By RICHARD KNOWLER - The Press
OPINION: It wasn't quite a scene out of Apocalypse Now, although the Highlanders may have wondered if they had wandered into an ambush in the first 20 minutes.
Before the Crusaders confronted the Highlanders on Saturday night a military helicopter swooped in to the tune of Richard Wagner's Ride of the Valkyries, the musical score that accompanied the half-baked Colonel Kilgore's aerial attack on a Viet Cong village in Francis Ford Coppola's movie.
It was dramatic stuff, all part of the entertainment package to reward the 23,000 fans who rolled up for the Crusaders' Super 14 opener.
In keeping with the movie theme the Crusaders launched their own raids as they hogged 71 per cent of the possession in the first quarter and the Dan Carter-led backline exploited their opponents by moving the ball wide; it was attractive stuff, a welcome change from last year when the backline was as much fun as watching muscovy ducks feeding on acorns.
If this is the sort of stuff the Crusaders of 2010 are going to offer, let's have more of it.
Sure, they dozed off after Jared Payne scored their second try early in the second half and the Highlanders fought back from 15-0 down to trail 18-17, but their attacking zeal returned when Zac Guildford and Sean Maitland crossed the paint for the crucial four-try bonus point.
This is what the Crusaders need if they are to get the fans back to their citadel, and few who watched this encounter would have returned home disappointed. It is too early to say the Super 14 is in the throes of a renaissance and some fixtures will always be lemons as the players and referees collectively have dud performances. But the signs are encouraging.
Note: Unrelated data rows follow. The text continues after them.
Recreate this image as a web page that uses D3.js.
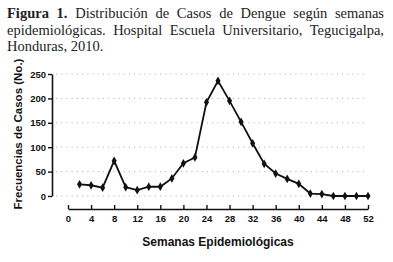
<!DOCTYPE html>
<html>
<head>
<meta charset="utf-8">
<script src="https://cdn.jsdelivr.net/npm/d3@7"></script>
<style>
  html, body { margin: 0; padding: 0; background: #fff; }
  #wrap { position: relative; width: 393px; height: 262px; overflow: hidden; }
  .caption {
    position: absolute; left: 7px; top: 5px; width: 377px;
    font-family: "Liberation Serif", "DejaVu Serif", serif;
    font-size: 14.5px; line-height: 16.5px; color: #222;
    text-align: justify; text-align-last: left;
  }
  .caption b { font-weight: bold; }
  svg { position: absolute; left: 0; top: 0; }
  .tick text { font-family: "Liberation Sans", Arial, sans-serif; font-weight: bold; font-size: 9.5px; fill: #111; }
  .axisTitle { font-family: "Liberation Sans", Arial, sans-serif; font-weight: bold; fill: #111; }
</style>
</head>
<body>
<div id="wrap">
  <div class="caption"><b>Figura 1.</b> Distribución de Casos de Dengue según semanas epidemiológicas. Hospital Escuela Universitario, Tegucigalpa, Honduras, 2010.</div>
</div>
<script>
// semanas epidemiológicas (cada 2 semanas)
const weeks = [2, 4, 6, 8, 10, 12, 14, 16, 18, 20, 22, 24, 26, 28, 30, 32, 34, 36, 38, 40, 42, 44, 46, 48, 50, 52];
const cases = [24, 22, 17, 72, 18, 12, 19, 19, 36, 67, 79, 192, 236, 195, 152, 108, 66, 46, 35, 25, 5, 4, 0, 0, 0, 0];
const xTicks = [0, 4, 8, 12, 16, 20, 24, 28, 32, 36, 40, 44, 48, 52];
const yTicks = [0, 50, 100, 150, 200, 250];

const W = 393, H = 262;
const svg = d3.select("#wrap").append("svg").attr("width", W).attr("height", H);

const x = d3.scaleLinear().domain([0, 52]).range([68, 368]);
const y = d3.scaleLinear().domain([0, 250]).range([196, 74]);

// grilla punteada
svg.append("g")
  .selectAll("line")
  .data(yTicks)
  .enter()
  .append("line")
  .attr("x1", 56)
  .attr("x2", 368)
  .attr("y1", (d) => y(d))
  .attr("y2", (d) => y(d))
  .attr("stroke", "#b8b8b8")
  .attr("stroke-width", 1)
  .attr("stroke-dasharray", "1.2,4");

// eje Y
const yAxis = svg.append("g")
  .attr("transform", "translate(52,0)")
  .call(d3.axisLeft(y).tickValues(yTicks).tickSize(4).tickSizeOuter(0).tickPadding(2));

// eje X (separado, estilo Prism)
const xAxis = svg.append("g")
  .attr("transform", "translate(0,209)")
  .call(d3.axisBottom(x).tickValues(xTicks).tickSizeInner(-4).tickSizeOuter(0).tickPadding(6));

[yAxis, xAxis].forEach((a) => {
  a.select(".domain").attr("stroke", "#111").attr("stroke-width", 1.6);
  a.selectAll(".tick line").attr("stroke", "#111").attr("stroke-width", 1.4);
});

// línea de casos
svg.append("path")
  .datum(weeks.map((w, i) => [w, cases[i]]))
  .attr("fill", "none")
  .attr("stroke", "#111")
  .attr("stroke-width", 1.8)
  .attr("d", d3.line().x((d) => x(d[0])).y((d) => y(d[1])));

svg.append("g")
  .selectAll("path")
  .data(weeks.map((w, i) => [w, cases[i]]))
  .enter()
  .append("path")
  .attr("transform", (d) => `translate(${x(d[0])},${y(d[1])})`)
  .attr("d", d3.symbol().type(d3.symbolDiamond).size(22))
  .attr("fill", "#111");

// títulos de ejes
svg.append("text")
  .attr("class", "axisTitle")
  .attr("x", 218)
  .attr("y", 246)
  .attr("text-anchor", "middle")
  .attr("font-size", 12)
  .text("Semanas Epidemiológicas");

svg.append("text")
  .attr("class", "axisTitle")
  .attr("transform", "translate(22,134) rotate(-90)")
  .attr("text-anchor", "middle")
  .attr("font-size", 11.5)
  .text("Frecuencias de Casos (No.)");
</script>
</body>
</html>
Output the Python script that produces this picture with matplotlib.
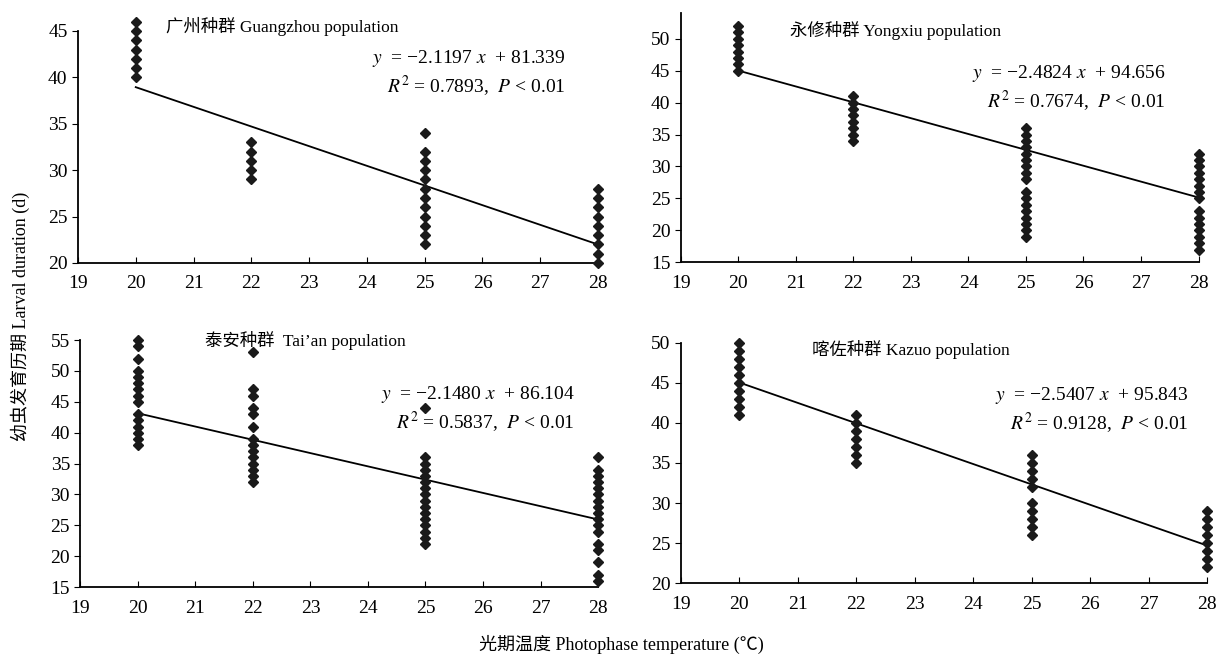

Although the changing of breakdown interpretations by the referees has resulted in the attacking teams winning more favours and could threaten their opponents' ability to launch counter-attacks – and just how tackled-ball burglar Richie McCaw will adjust in this area will be interesting when he returns in round four – both sides at AMI Stadium were willing to keep the ball in hand and stress opponents' defences.
While the Crusaders played their part in trying to get more bums on seats for the next home match against the Sharks on February 26, the administrators pulled off their biggest masterstroke at fulltime.
And as a marketing ploy, it is so ridiculously inexpensive; it did not involve any flying machines, fireworks, cheerleaders or some talking head jabbering into a microphone. All it required was an instruction to the security staff to lift a few latches off the gates and allow the fans to mingle with the players and seek autographs.
The concept is so simple that you have to wonder why it was ever canned in the first place.
The Crusaders are feverish to win back fans, to generate goodwill in their game and are eager for this to continue.
But their hands are tied; Vbase, as the venue management firm, call the shots.
If they are serious about promoting the Crusaders, their venue and Christchurch ahead of the World Cup, Vbase will make the correct decision.